John McCain has been a darling of the mainstream media ever since his challenge to George W. Bush for the Republican nomination in 2000. His standing among reporters and pundits has enabled him to survive gaffes of the sort that have kneecapped the careers of those less favored. (Contrast the transient outrage of his squalid crack in 1998 about Chelsea Clinton’s appearance and parentage with the uproar that forced Trent Lott to step down as Senate majority leader in 2002 after he praised Strom Thurmond’s 1948 “Dixiecrat” candidacy.)
Time was fulsome in his praise, touting McCain as “The Mainstreamer.” (Each senator received such a one-word characterization.) And its summation of his accomplishments omitted any criticism either of them or of him.

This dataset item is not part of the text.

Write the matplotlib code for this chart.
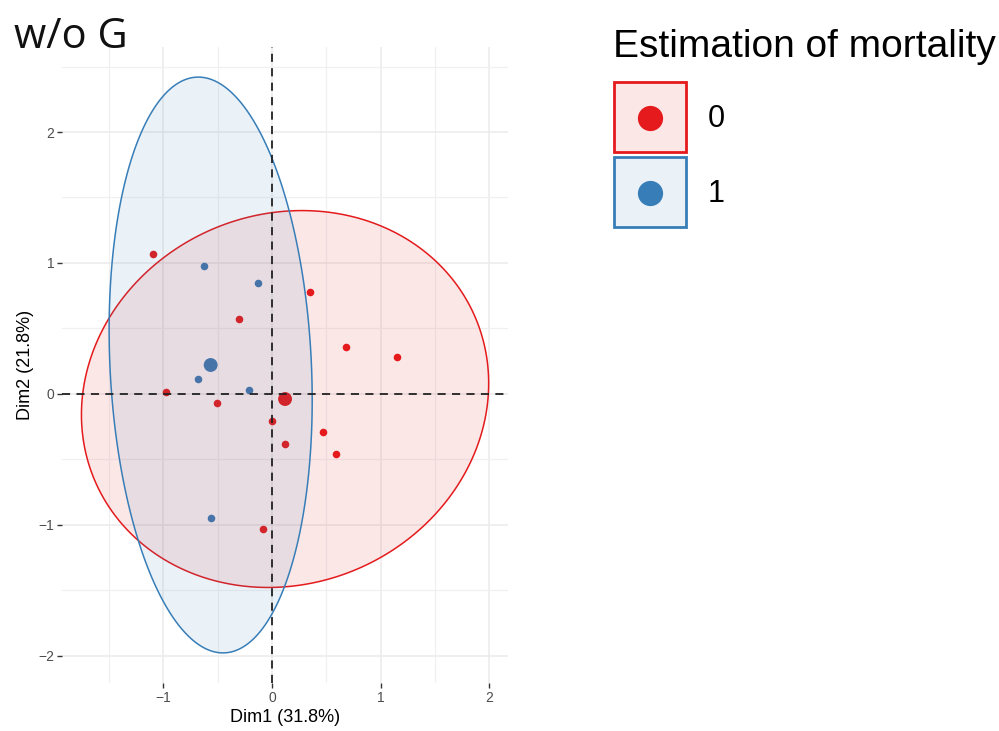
import numpy as np
import matplotlib.pyplot as plt
from matplotlib.patches import Polygon, Rectangle

plt.rcParams['font.family'] = ['Liberation Sans', 'DejaVu Sans']

# individuals, group 0 (red) and group 1 (blue)
red_x = [-1.10, 0.35, -0.30, 0.68, 1.15, -0.98, -0.51, 0.00, 0.47, 0.12, 0.59, -0.08]
red_y = [1.07, 0.78, 0.57, 0.36, 0.28, 0.01, -0.07, -0.21, -0.29, -0.38, -0.46, -1.03]
blue_x = [-0.63, -0.13, -0.68, -0.21, -0.56]
blue_y = [0.98, 0.85, 0.11, 0.03, -0.95]

# group means
centroid_x = [0.12, -0.565]
centroid_y = [-0.04, 0.22]

# ellipse shape: sd along x, sd along y, covariance term
ell_sx = [1.875, 0.935]
ell_sy = [1.44, 2.2]
ell_cxy = [0.225, -0.25]

groups = ['0', '1']
colors = ['#E41A1C', '#377EB8']
legend_title = 'Estimation of mortality'

fig = plt.figure(figsize=(9.99, 7.31), dpi=100)
ax = fig.add_axes([62 / 999, 1 - 683 / 731, (508 - 62) / 999, (683 - 47) / 731])

ax.set_xlim(-1.934, 2.173)
ax.set_ylim(-2.21, 2.65)
ax.set_xticks([-1, 0, 1, 2])
ax.set_yticks([-2, -1, 0, 1, 2])
ax.set_xticks([-1.5, -0.5, 0.5, 1.5], minor=True)
ax.set_yticks([-1.5, -0.5, 0.5, 1.5, 2.5], minor=True)
ax.grid(True, which='major', color='#EBEBEB', lw=1.1, zorder=0)
ax.grid(True, which='minor', color='#F0F0F0', lw=0.9, zorder=0)
ax.tick_params(which='major', length=3.5, width=1, color='#333333', pad=2,
               labelsize=10, labelcolor='#4D4D4D')
ax.tick_params(which='minor', length=0)
for s in ax.spines.values():
    s.set_visible(False)
ax.set_xticklabels(['\u22121', '0', '1', '2'])
ax.set_yticklabels(['\u22122', '\u22121', '0', '1', '2'])

ax.set_xlabel('Dim1 (31.8%)', fontsize=13, labelpad=3)
ax.set_ylabel('Dim2 (21.8%)', fontsize=13, labelpad=3)

ax.axhline(0, color='#222222', lw=1.3, ls=(0, (4.5, 3.5)), zorder=4)
ax.axvline(0, color='#222222', lw=1.3, ls=(0, (4.5, 3.5)), zorder=4)

ax.scatter(red_x, red_y, s=30, color=colors[0], zorder=2, linewidths=0)
ax.scatter(blue_x, blue_y, s=30, color=colors[1], zorder=2, linewidths=0)
ax.scatter(centroid_x, centroid_y, s=100, color=colors, zorder=2, linewidths=0)

t = np.linspace(0, 2 * np.pi, 300)
for i in range(2):
    m = np.array([[ell_sx[i] ** 2, ell_cxy[i]], [ell_cxy[i], ell_sy[i] ** 2]])
    L = np.linalg.cholesky(m)
    pts = (L @ np.vstack([np.cos(t), np.sin(t)])).T + [centroid_x[i], centroid_y[i]]
    ax.add_patch(Polygon(pts, closed=True, facecolor=colors[i], alpha=0.1,
                         edgecolor='none', zorder=3))
    ax.add_patch(Polygon(pts, closed=True, facecolor='none',
                         edgecolor=colors[i], lw=1.1, zorder=3))

fig.text(14 / 999, 1 - 48 / 731, 'w/o G', fontsize=30, family='Open Sans',
         ha='left', va='baseline', color='#111111')

# legend drawn in figure pixel space
lax = fig.add_axes([0, 0, 1, 1])
lax.set_xlim(0, 999)
lax.set_ylim(731, 0)
lax.axis('off')
lax.text(613, 57, legend_title, fontsize=28, ha='left', va='baseline')
key_top = [82, 157]
for i in range(2):
    lax.add_patch(Rectangle((614, key_top[i]), 72, 70, facecolor=colors[i],
                            alpha=0.1, edgecolor='none'))
    lax.add_patch(Rectangle((614, key_top[i]), 72, 70, facecolor='none',
                            edgecolor=colors[i], lw=2))
    lax.scatter([650], [key_top[i] + 36], s=330, color=colors[i], linewidths=0)
    lax.text(708, key_top[i] + 37, groups[i], fontsize=22, ha='left', va='center')

fig.savefig('out.png', dpi=100, facecolor='white')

For example, the McCain-Feingold act was described as “a reform that made the money coming in from rich interest groups and directed at political advertisements more transparent.” No mention of the fact that it also flagrantly restricts the freedom of speech by barring such advertisements within 60 days of a federal election if they mention a candidate by name. And his “moral authority” is touted, without a whisper about his notorious late-’80s support for the swindling financier Charles Keating.

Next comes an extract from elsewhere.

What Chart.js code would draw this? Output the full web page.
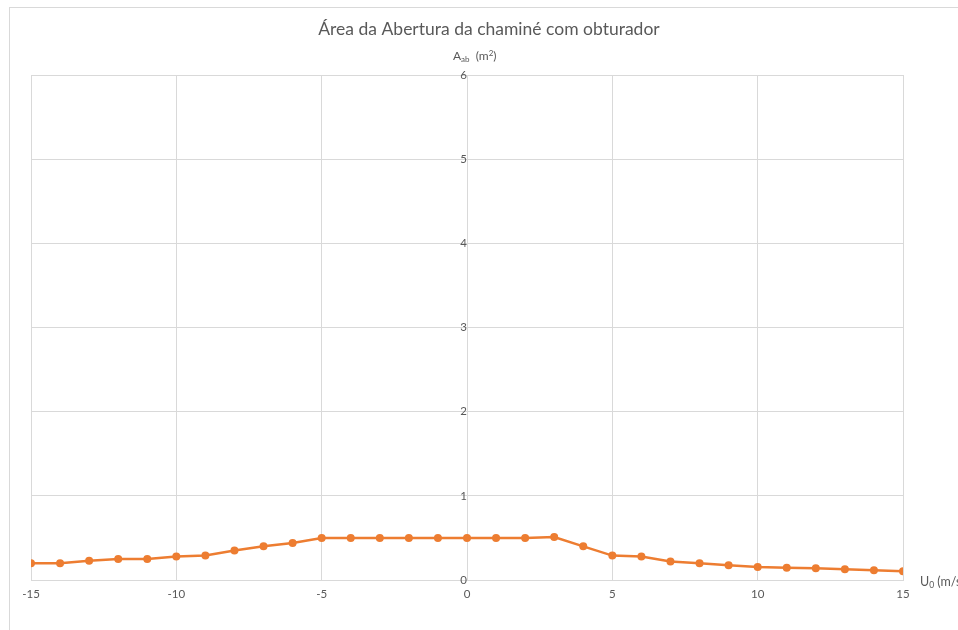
<!DOCTYPE html>
<html>
<head>
<meta charset="utf-8">
<script src="https://cdn.jsdelivr.net/npm/chart.js@4"></script>
<style>
  html, body { margin: 0; padding: 0; background: #fff; }
  #wrap { width: 958px; height: 630px; }
</style>
</head>
<body>
<div id="wrap"><canvas id="areaChart"></canvas></div>
<script>
// wind speed U0 (m/s)
const speeds = [-15, -14, -13, -12, -11, -10, -9, -8, -7, -6, -5, -4, -3, -2, -1, 0,
                1, 2, 3, 4, 5, 6, 7, 8, 9, 10, 11, 12, 13, 14, 15];
// opening area A_ab (m2)
const areas = [0.20, 0.20, 0.23, 0.25, 0.25, 0.28, 0.29, 0.35, 0.40, 0.44, 0.50, 0.50, 0.50, 0.50, 0.50, 0.50,
               0.50, 0.50, 0.51, 0.40, 0.29, 0.28, 0.22, 0.20, 0.175, 0.155, 0.146, 0.139, 0.127, 0.115, 0.103];

const chartTitle = 'Área da Abertura da chaminé com obturador';
const textColor = '#595959';
const gridColor = '#d9d9d9';
const fontFamily = 'Lato, "Open Sans", sans-serif';

const points = speeds.map((s, i) => ({ x: s, y: areas[i] }));

// frame, title and axis titles (with sub/superscripts)
const decorations = {
  id: 'decorations',
  beforeDraw(chart) {
    const ctx = chart.ctx;
    ctx.save();
    ctx.fillStyle = '#fff';
    ctx.fillRect(0, 0, chart.width, chart.height);
    ctx.strokeStyle = gridColor;
    ctx.lineWidth = 1;
    ctx.strokeRect(9.5, 7.5, 1000, 1000);
    ctx.restore();
  },
  afterDraw(chart) {
    const ctx = chart.ctx;
    const area = chart.chartArea;
    const x0 = chart.scales.x.getPixelForValue(0);
    ctx.save();
    ctx.fillStyle = textColor;
    ctx.textBaseline = 'alphabetic';

    ctx.font = '17.5px ' + fontFamily;
    ctx.textAlign = 'center';
    ctx.fillText(chartTitle, 489, 35);

    // y title: A_ab (m²)
    ctx.textAlign = 'left';
    let x = x0 - 14;
    let y = area.top - 15;
    ctx.font = '12px ' + fontFamily;
    ctx.fillText('A', x, y);
    x += ctx.measureText('A').width;
    ctx.font = '8px ' + fontFamily;
    ctx.fillText('ab', x, y + 2);
    x += ctx.measureText('ab').width;
    ctx.font = '12px ' + fontFamily;
    ctx.fillText('  (m', x, y);
    x += ctx.measureText('  (m').width;
    ctx.font = '8px ' + fontFamily;
    ctx.fillText('2', x, y - 4);
    x += ctx.measureText('2').width;
    ctx.font = '12px ' + fontFamily;
    ctx.fillText(')', x, y);

    // x title: U0 (m/s)
    x = area.right + 17;
    y = area.bottom + 6;
    ctx.font = '12.5px ' + fontFamily;
    ctx.fillText('U', x, y);
    x += ctx.measureText('U').width;
    ctx.font = '8.5px ' + fontFamily;
    ctx.fillText('0', x, y + 2);
    x += ctx.measureText('0').width;
    ctx.font = '12.5px ' + fontFamily;
    ctx.fillText(' (m/s)', x, y);
    ctx.restore();
  }
};

new Chart(document.getElementById('areaChart'), {
  type: 'scatter',
  data: {
    datasets: [{
      label: 'Aab',
      data: points,
      showLine: true,
      borderColor: '#ed7d31',
      backgroundColor: '#ed7d31',
      borderWidth: 2.5,
      pointRadius: 4,
      pointBorderWidth: 0,
      pointHoverRadius: 4,
      tension: 0
    }]
  },
  options: {
    responsive: true,
    maintainAspectRatio: false,
    animation: false,
    layout: { padding: { left: 31, top: 75, right: 55, bottom: 0 } },
    plugins: {
      legend: { display: false },
      tooltip: { enabled: false }
    },
    scales: {
      x: {
        type: 'linear',
        min: -15,
        max: 15,
        afterFit(scale) { scale.height = 50; },
        ticks: {
          stepSize: 5,
          padding: 7,
          color: textColor,
          font: { family: fontFamily, size: 11.5 }
        },
        grid: { color: gridColor, drawTicks: false },
        border: { color: gridColor }
      },
      y: {
        position: { x: 0 },
        min: 0,
        max: 6,
        ticks: {
          stepSize: 1,
          padding: 8,
          color: textColor,
          font: { family: fontFamily, size: 11.5 }
        },
        grid: { color: gridColor, drawTicks: false },
        border: { display: false }
      }
    }
  },
  plugins: [decorations]
});
</script>
</body>
</html>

Time’s title for Kyl is, by contrast, “The Operator.” Notice how different that sounds than “The Mainstreamer?” And Time continues in that vein. Kyl, it seems, is an “ultraconservative” who has succeeded in “shaping the Republican agenda in the Senate” because he is masterful at “a tactic that is crucial in a body in which any one member can bring the place to a halt as a ploy or out of pique: subterfuge.”

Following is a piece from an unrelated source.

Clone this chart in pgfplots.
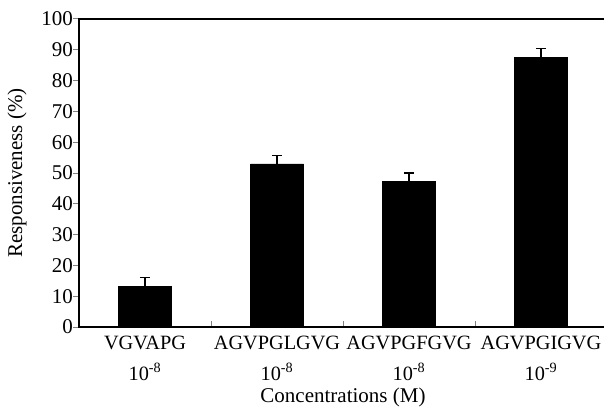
\documentclass[border=0pt]{standalone}
\usepackage{fontspec}
\setmainfont{Liberation Serif}
\usepackage{pgfplots}
\pgfplotsset{compat=1.18}
\begin{document}
\fontsize{21}{25}\selectfont
\begin{tikzpicture}
\useasboundingbox (-79pt,-88pt) rectangle (525pt,327pt);
\begin{axis}[
  at={(0,0)}, anchor=south west,
  scale only axis, width=528pt, height=308pt,
  xmin=-0.5, xmax=3.5, ymin=0, ymax=100,
  axis line style={line width=1.2pt},
  /pgf/number format/assume math mode=true,
  ytick={0,10,...,100}, ytick pos=left,
  xtick={0.5,1.5,2.5}, xticklabels={}, xtick pos=bottom,
  tick align=inside, major tick length=6pt,
  ytick style={xshift=-6pt, line width=1pt},
  xtick style={line width=1pt},
  extra x ticks={0,1,2,3},
  extra x tick labels={{VGVAPG\\10\textsuperscript{-8}},{AGVPGLGVG\\10\textsuperscript{-8}},{AGVPGFGVG\\10\textsuperscript{-8}},{AGVPGIGVG\\10\textsuperscript{-9}}},
  extra x tick style={major tick length=0pt},
  xticklabel style={align=center, font=\fontsize{20.3}{31}\selectfont, yshift=-1.5pt},
  yticklabel style={font=\fontsize{21}{25}\selectfont, xshift=1pt},
  every axis y label/.style={at={(axis description cs:0,0.5)}, rotate=90, anchor=center, yshift=62pt, font=\fontsize{21}{25}\selectfont},
  every axis x label/.style={at={(axis description cs:0.5,0)}, anchor=center, yshift=-70pt, font=\fontsize{21}{25}\selectfont},
  ylabel={Responsiveness (\%)},
  xlabel={Concentrations (M)},
]
\addplot[ybar, bar width=0.4, fill=black, draw=black,
  error bars/.cd, y dir=plus, y explicit,
  error bar style={line width=1.2pt, black},
  error mark options={rotate=90, mark size=5pt, line width=1.2pt, black}]
  table[x=x, y=y, y error=e] {
x y e
0 13.2 2.8
1 53.0 2.8
2 47.2 2.8
3 87.6 2.8
};
\end{axis}
\end{tikzpicture}
\end{document}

Kyl’s efforts are given short shrift. He was, for instance, “a leading opponent of the immigration reform compromise backed by the president that collapsed earlier this month.” But no mention is made of his own immigration bill, co-sponsored with Texas Sen. John Cornyn — which, whatever one’s opinion of its workability, is a complex and serious attempt to reconcile the U.S. economy’s need for foreign workers with the imperative that U.S. immigration laws must be taken seriously.
Thus Kyl is, according to Time, not only a partisan sneak but an ultraconservative partisan sneak. The arguably ultraliberal Ted Kennedy, by contrast, is described as a “liberal icon.”
It is nice that Arizona’s two senators have won recognition by a major American news magazine. It would have been nicer had that magazine displayed even a modicum of fairness in portraying them.